A follow up to the previous entry which you can read here: My Thoughts on Objective-C
Const-correctness
I really don't understand why more languages don't include the C++ concept of constness . Objective-C sure doesn't, which is a real pain when every object is represented by a pointer to the heap. If you want a method to return one of your member objects, you have the choice of either making a deep copy (hopefully the caller cleans it up) or giving the outside world free access to modify your internal state.
Threading
Obj-C has support for threading built in, via library support and the @synchronized directive. Other useful threading primitives are thin on the ground, but are provided by libraries. Not terrible.
Bundles
Bundles are such a great idea that I can't believe they haven't been stolen by everyone (I guess Java's JAR files come close to the same idea). A bundle is just a directory with a special flag so that the GUI file browser will treat it as a single file. Bundles contain both executable code and whatever resources that code needs to run, including other bundles. This is much easier than having to link stuff in at compile time, and because bundles are just directories you can access resources with normal file IO functions. Modifying an executable's resources also becomes insanely easy.

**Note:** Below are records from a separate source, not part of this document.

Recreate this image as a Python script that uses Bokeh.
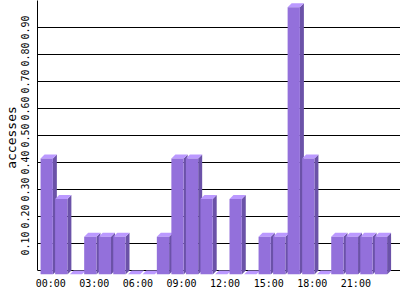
from bokeh.plotting import figure
from bokeh.models import ColumnDataSource, Range1d, FixedTicker
from bokeh.embed import file_html
from bokeh.resources import INLINE

# ---- data ----
hours = list(range(24))
accesses = [0.43, 0.28, 0.0, 0.14, 0.14, 0.14, 0.0, 0.0, 0.14, 0.43, 0.43, 0.28,
            0.0, 0.28, 0.0, 0.14, 0.14, 0.99, 0.43, 0.0, 0.14, 0.14, 0.14, 0.14]
x_tick_hours = [0, 3, 6, 9, 12, 15, 18, 21]
x_tick_labels = ["00:00", "03:00", "06:00", "09:00", "12:00", "15:00", "18:00", "21:00"]
y_tick_values = [0.1, 0.2, 0.3, 0.4, 0.5, 0.6, 0.7, 0.8, 0.9]
y_tick_labels = ["0.10", "0.20", "0.30", "0.40", "0.50", "0.60", "0.70", "0.80", "0.90"]
grid_values = [0.0, 0.1, 0.2, 0.3, 0.4, 0.5, 0.6, 0.7, 0.8, 0.9, 1.0]

# ---- style ----
BAR_W = 0.845
DX = 0.2745
DY = 0.0148
FRONT = "#9370db"
TOP = "#bb99ff"
SIDE = "#6b52a8"
FONT = "DejaVu Sans Mono"

p = figure(width=400, height=300, output_backend="svg", toolbar_location=None,
           x_range=Range1d(-0.909, 24.07), y_range=Range1d(-DY, 1.0),
           min_border_left=36, min_border_right=0, min_border_top=0, min_border_bottom=26)
p.outline_line_color = None
p.background_fill_color = "white"
p.border_fill_color = "white"

xs, ys, cs = [], [], []
for h, v in zip(hours, accesses):
    l, r = h - BAR_W / 2, h + BAR_W / 2
    # side face
    xs.append([r - DX, r, r, r - DX]); ys.append([-DY, 0, v, v - DY]); cs.append(SIDE)
    # top face
    xs.append([l - DX, r - DX, r, l]); ys.append([v - DY, v - DY, v, v]); cs.append(TOP)
    # front face
    if v > 0:
        xs.append([l - DX, r - DX, r - DX, l - DX]); ys.append([-DY, -DY, v - DY, v - DY]); cs.append(FRONT)
src = ColumnDataSource(dict(xs=xs, ys=ys, c=cs))
p.patches("xs", "ys", source=src, fill_color="c", line_color=None)

# grid
p.xgrid.grid_line_color = None
p.ygrid.ticker = FixedTicker(ticks=grid_values)
p.ygrid.grid_line_color = "black"
p.ygrid.grid_line_width = 1

# y axis
ya = p.yaxis[0]
ya.ticker = FixedTicker(ticks=y_tick_values)
ya.major_label_overrides = {t: s for t, s in zip(y_tick_values, y_tick_labels)}
ya.major_label_orientation = "vertical"
ya.major_tick_out = 0
ya.major_tick_in = 0
ya.minor_tick_out = 0
ya.minor_tick_in = 0
ya.axis_line_color = "black"
ya.bounds = (0, 1)
ya.major_label_text_font = FONT
ya.major_label_text_font_size = "10px"
ya.major_label_text_color = "black"
ya.major_label_standoff = 8
ya.axis_label = "accesses"
ya.axis_label_text_font = FONT
ya.axis_label_text_font_size = "13px"
ya.axis_label_text_font_style = "normal"
ya.axis_label_text_color = "black"
ya.axis_label_standoff = 0

# x axis
xa = p.xaxis[0]
xa.ticker = FixedTicker(ticks=x_tick_hours)
xa.major_label_overrides = {t: s for t, s in zip(x_tick_hours, x_tick_labels)}
xa.axis_line_color = None
xa.major_tick_out = 0
xa.major_tick_in = 0
xa.minor_tick_out = 0
xa.minor_tick_in = 0
xa.major_label_text_font = FONT
xa.major_label_text_font_size = "10px"
xa.major_label_text_color = "black"
xa.major_label_standoff = 3

open("out.html", "w").write(file_html(p, INLINE))
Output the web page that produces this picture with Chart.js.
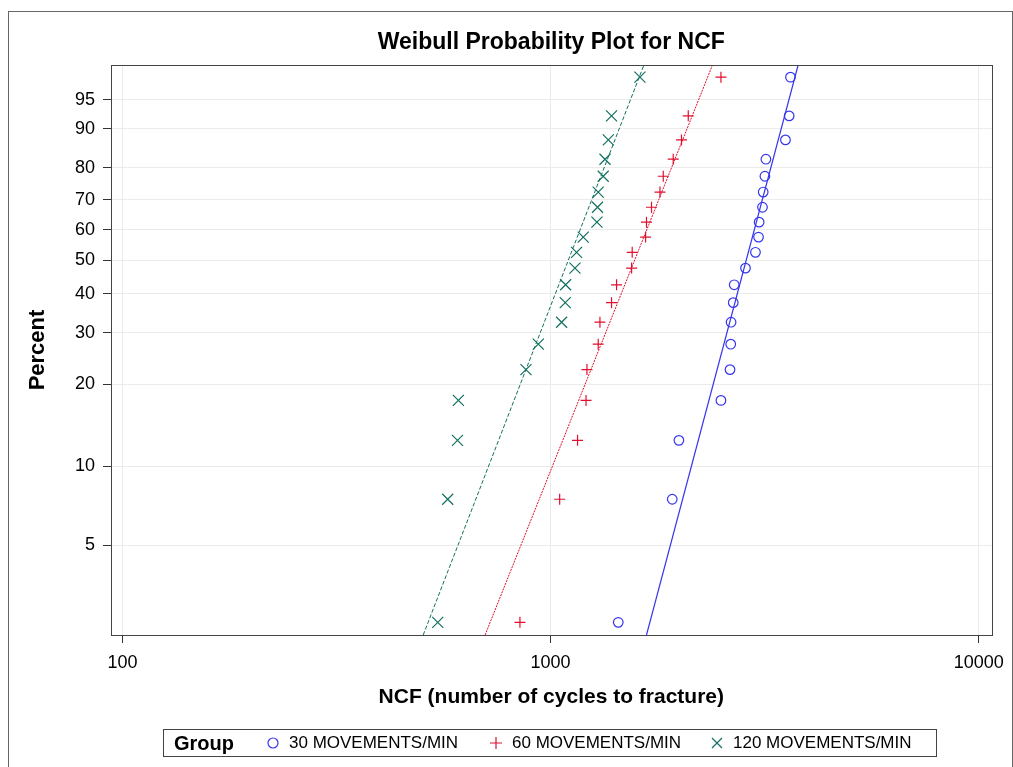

One problem is that bundles are never unloaded. This could cause problems with applications that use large plugins for short periods of time, but is probably not much of a problem in practice.
XCode
XCode is the Apple development environment. In some ways it is very nice, the project model takes some getting used to but I quite like it. Its main problem is that it is built on top of GCC and GDB, which are functional but hardly user friendly. Compared to other dev environments such as Eclipse and Visual Studio, XCode looks a bit weak. The dialog builder is nice though.
Exceptions
Objective-C has exceptions - yah! However, they are not very useful; Obj-C objects do not live on the stack so any stack unwinding does not release your objects (autorelease pools apparently do get cleaned up, but that doesn't get the job done).
Obj-C does support @finally blocks, so you can manually clean up your objects yourself, but this is a pain. The frameworks don't seem to use exceptions much.
I had a brief look at what happens when C++ code throws a C++ exception though Objective-C code, and vica versa - the answer is a Lovecraftian horror that you don't want to muck around with.
For the record, I thinks Java's approach to forcing exception handling is by far the best (with honourable mention to C#'s using syntax hack).
Reflection
The Obj-C runtime has pretty good support for reflection - although not as convenient to use as Java or C#. This opens up all sorts of tricks that just aren't possible with C++, one of which is:
Serialization
Obj-C has support of writing objects to streams and restoring them later. This is handy by itself, but MacOSX does one better and provides a way (actually multiple ways) of structuring data so that the operating system can index it automatically - this is basically how spotlight works.